**Supplied information:**
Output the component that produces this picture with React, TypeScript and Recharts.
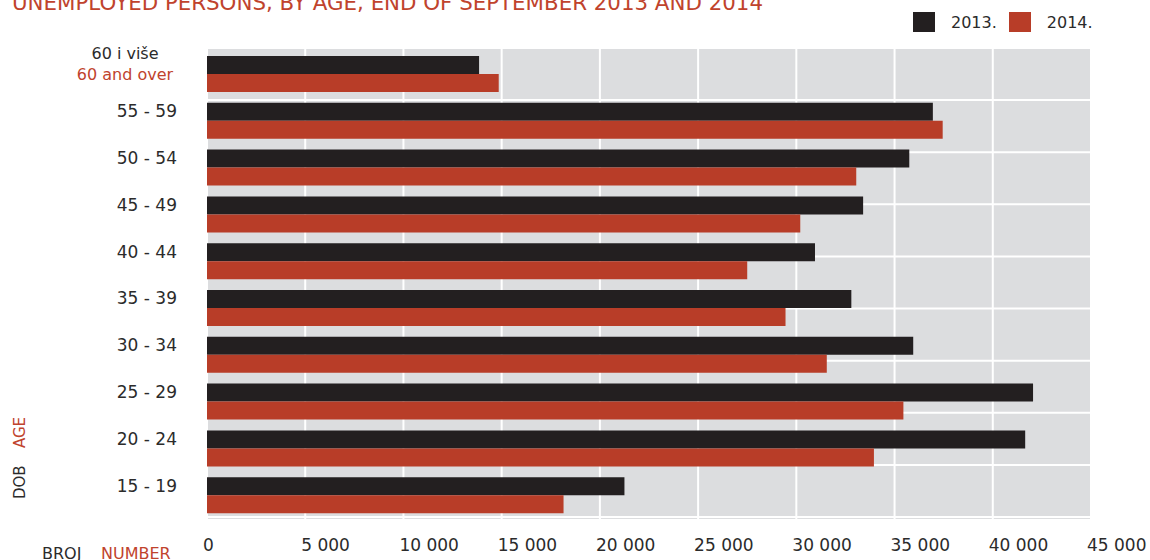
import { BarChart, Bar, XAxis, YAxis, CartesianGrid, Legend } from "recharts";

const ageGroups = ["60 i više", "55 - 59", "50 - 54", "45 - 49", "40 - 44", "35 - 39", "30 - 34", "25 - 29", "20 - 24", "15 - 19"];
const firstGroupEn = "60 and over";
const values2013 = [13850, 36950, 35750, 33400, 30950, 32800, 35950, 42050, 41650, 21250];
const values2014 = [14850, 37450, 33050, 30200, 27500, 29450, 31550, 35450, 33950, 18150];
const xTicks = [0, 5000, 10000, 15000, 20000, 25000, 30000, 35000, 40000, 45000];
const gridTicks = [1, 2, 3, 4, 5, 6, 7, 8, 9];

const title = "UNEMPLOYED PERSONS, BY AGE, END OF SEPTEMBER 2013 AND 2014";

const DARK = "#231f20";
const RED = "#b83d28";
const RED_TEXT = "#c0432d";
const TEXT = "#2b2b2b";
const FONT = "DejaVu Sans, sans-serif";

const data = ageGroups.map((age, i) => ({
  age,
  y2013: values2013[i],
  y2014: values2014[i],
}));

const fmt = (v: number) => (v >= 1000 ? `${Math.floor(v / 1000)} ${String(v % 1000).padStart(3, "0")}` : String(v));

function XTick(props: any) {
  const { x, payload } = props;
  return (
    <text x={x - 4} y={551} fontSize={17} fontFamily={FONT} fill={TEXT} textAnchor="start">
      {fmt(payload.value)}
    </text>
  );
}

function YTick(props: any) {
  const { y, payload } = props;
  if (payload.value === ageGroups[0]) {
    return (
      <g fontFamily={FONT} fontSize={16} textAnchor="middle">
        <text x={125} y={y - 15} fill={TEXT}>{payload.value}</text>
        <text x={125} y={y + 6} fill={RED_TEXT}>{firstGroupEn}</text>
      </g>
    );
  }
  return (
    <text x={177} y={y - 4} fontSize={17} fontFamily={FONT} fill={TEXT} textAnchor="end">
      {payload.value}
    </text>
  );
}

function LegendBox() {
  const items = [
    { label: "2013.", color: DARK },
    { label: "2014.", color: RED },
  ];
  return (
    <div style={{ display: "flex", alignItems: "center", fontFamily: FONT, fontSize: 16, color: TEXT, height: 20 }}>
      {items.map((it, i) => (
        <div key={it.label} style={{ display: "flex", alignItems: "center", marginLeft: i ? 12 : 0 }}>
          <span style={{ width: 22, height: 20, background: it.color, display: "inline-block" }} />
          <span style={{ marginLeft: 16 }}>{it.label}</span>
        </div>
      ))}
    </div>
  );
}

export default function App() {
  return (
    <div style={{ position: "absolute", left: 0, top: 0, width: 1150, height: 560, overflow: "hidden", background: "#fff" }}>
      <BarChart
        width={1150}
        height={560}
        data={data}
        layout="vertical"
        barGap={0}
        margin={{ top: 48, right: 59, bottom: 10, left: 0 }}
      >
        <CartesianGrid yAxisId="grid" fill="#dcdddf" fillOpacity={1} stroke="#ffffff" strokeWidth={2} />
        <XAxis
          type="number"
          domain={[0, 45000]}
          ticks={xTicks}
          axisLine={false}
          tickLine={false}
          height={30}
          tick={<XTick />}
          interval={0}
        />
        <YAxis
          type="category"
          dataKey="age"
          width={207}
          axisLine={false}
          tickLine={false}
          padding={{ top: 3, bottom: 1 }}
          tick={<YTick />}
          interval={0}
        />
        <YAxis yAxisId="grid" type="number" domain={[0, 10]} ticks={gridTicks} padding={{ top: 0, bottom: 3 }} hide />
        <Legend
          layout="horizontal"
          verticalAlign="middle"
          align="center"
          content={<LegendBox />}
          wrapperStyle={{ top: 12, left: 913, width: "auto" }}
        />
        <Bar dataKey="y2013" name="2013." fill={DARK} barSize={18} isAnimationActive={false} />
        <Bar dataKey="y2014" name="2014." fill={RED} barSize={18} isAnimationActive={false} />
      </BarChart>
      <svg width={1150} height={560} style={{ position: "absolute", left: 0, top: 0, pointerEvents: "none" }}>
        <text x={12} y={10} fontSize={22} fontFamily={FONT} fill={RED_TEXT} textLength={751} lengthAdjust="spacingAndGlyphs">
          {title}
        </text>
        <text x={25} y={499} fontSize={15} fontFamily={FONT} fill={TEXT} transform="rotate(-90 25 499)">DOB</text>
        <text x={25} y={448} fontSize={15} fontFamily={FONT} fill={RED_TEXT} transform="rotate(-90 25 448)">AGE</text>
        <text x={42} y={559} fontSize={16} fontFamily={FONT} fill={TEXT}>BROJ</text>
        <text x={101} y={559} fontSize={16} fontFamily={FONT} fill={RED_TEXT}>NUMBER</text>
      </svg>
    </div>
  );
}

**Task to carry out:** Write out the material above again, word for word, minus its pictures.

**Correct result:**
Output the component that produces this picture with React, TypeScript and Recharts.
import { BarChart, Bar, XAxis, YAxis, CartesianGrid, Legend } from "recharts";

const ageGroups = ["60 i više", "55 - 59", "50 - 54", "45 - 49", "40 - 44", "35 - 39", "30 - 34", "25 - 29", "20 - 24", "15 - 19"];
const firstGroupEn = "60 and over";
const values2013 = [13850, 36950, 35750, 33400, 30950, 32800, 35950, 42050, 41650, 21250];
const values2014 = [14850, 37450, 33050, 30200, 27500, 29450, 31550, 35450, 33950, 18150];
const xTicks = [0, 5000, 10000, 15000, 20000, 25000, 30000, 35000, 40000, 45000];
const gridTicks = [1, 2, 3, 4, 5, 6, 7, 8, 9];

const title = "UNEMPLOYED PERSONS, BY AGE, END OF SEPTEMBER 2013 AND 2014";

const DARK = "#231f20";
const RED = "#b83d28";
const RED_TEXT = "#c0432d";
const TEXT = "#2b2b2b";
const FONT = "DejaVu Sans, sans-serif";

const data = ageGroups.map((age, i) => ({
  age,
  y2013: values2013[i],
  y2014: values2014[i],
}));

const fmt = (v: number) => (v >= 1000 ? `${Math.floor(v / 1000)} ${String(v % 1000).padStart(3, "0")}` : String(v));

function XTick(props: any) {
  const { x, payload } = props;
  return (
    <text x={x - 4} y={551} fontSize={17} fontFamily={FONT} fill={TEXT} textAnchor="start">
      {fmt(payload.value)}
    </text>
  );
}

function YTick(props: any) {
  const { y, payload } = props;
  if (payload.value === ageGroups[0]) {
    return (
      <g fontFamily={FONT} fontSize={16} textAnchor="middle">
        <text x={125} y={y - 15} fill={TEXT}>{payload.value}</text>
        <text x={125} y={y + 6} fill={RED_TEXT}>{firstGroupEn}</text>
      </g>
    );
  }
  return (
    <text x={177} y={y - 4} fontSize={17} fontFamily={FONT} fill={TEXT} textAnchor="end">
      {payload.value}
    </text>
  );
}

function LegendBox() {
  const items = [
    { label: "2013.", color: DARK },
    { label: "2014.", color: RED },
  ];
  return (
    <div style={{ display: "flex", alignItems: "center", fontFamily: FONT, fontSize: 16, color: TEXT, height: 20 }}>
      {items.map((it, i) => (
        <div key={it.label} style={{ display: "flex", alignItems: "center", marginLeft: i ? 12 : 0 }}>
          <span style={{ width: 22, height: 20, background: it.color, display: "inline-block" }} />
          <span style={{ marginLeft: 16 }}>{it.label}</span>
        </div>
      ))}
    </div>
  );
}

export default function App() {
  return (
    <div style={{ position: "absolute", left: 0, top: 0, width: 1150, height: 560, overflow: "hidden", background: "#fff" }}>
      <BarChart
        width={1150}
        height={560}
        data={data}
        layout="vertical"
        barGap={0}
        margin={{ top: 48, right: 59, bottom: 10, left: 0 }}
      >
        <CartesianGrid yAxisId="grid" fill="#dcdddf" fillOpacity={1} stroke="#ffffff" strokeWidth={2} />
        <XAxis
          type="number"
          domain={[0, 45000]}
          ticks={xTicks}
          axisLine={false}
          tickLine={false}
          height={30}
          tick={<XTick />}
          interval={0}
        />
        <YAxis
          type="category"
          dataKey="age"
          width={207}
          axisLine={false}
          tickLine={false}
          padding={{ top: 3, bottom: 1 }}
          tick={<YTick />}
          interval={0}
        />
        <YAxis yAxisId="grid" type="number" domain={[0, 10]} ticks={gridTicks} padding={{ top: 0, bottom: 3 }} hide />
        <Legend
          layout="horizontal"
          verticalAlign="middle"
          align="center"
          content={<LegendBox />}
          wrapperStyle={{ top: 12, left: 913, width: "auto" }}
        />
        <Bar dataKey="y2013" name="2013." fill={DARK} barSize={18} isAnimationActive={false} />
        <Bar dataKey="y2014" name="2014." fill={RED} barSize={18} isAnimationActive={false} />
      </BarChart>
      <svg width={1150} height={560} style={{ position: "absolute", left: 0, top: 0, pointerEvents: "none" }}>
        <text x={12} y={10} fontSize={22} fontFamily={FONT} fill={RED_TEXT} textLength={751} lengthAdjust="spacingAndGlyphs">
          {title}
        </text>
        <text x={25} y={499} fontSize={15} fontFamily={FONT} fill={TEXT} transform="rotate(-90 25 499)">DOB</text>
        <text x={25} y={448} fontSize={15} fontFamily={FONT} fill={RED_TEXT} transform="rotate(-90 25 448)">AGE</text>
        <text x={42} y={559} fontSize={16} fontFamily={FONT} fill={TEXT}>BROJ</text>
        <text x={101} y={559} fontSize={16} fontFamily={FONT} fill={RED_TEXT}>NUMBER</text>
      </svg>
    </div>
  );
}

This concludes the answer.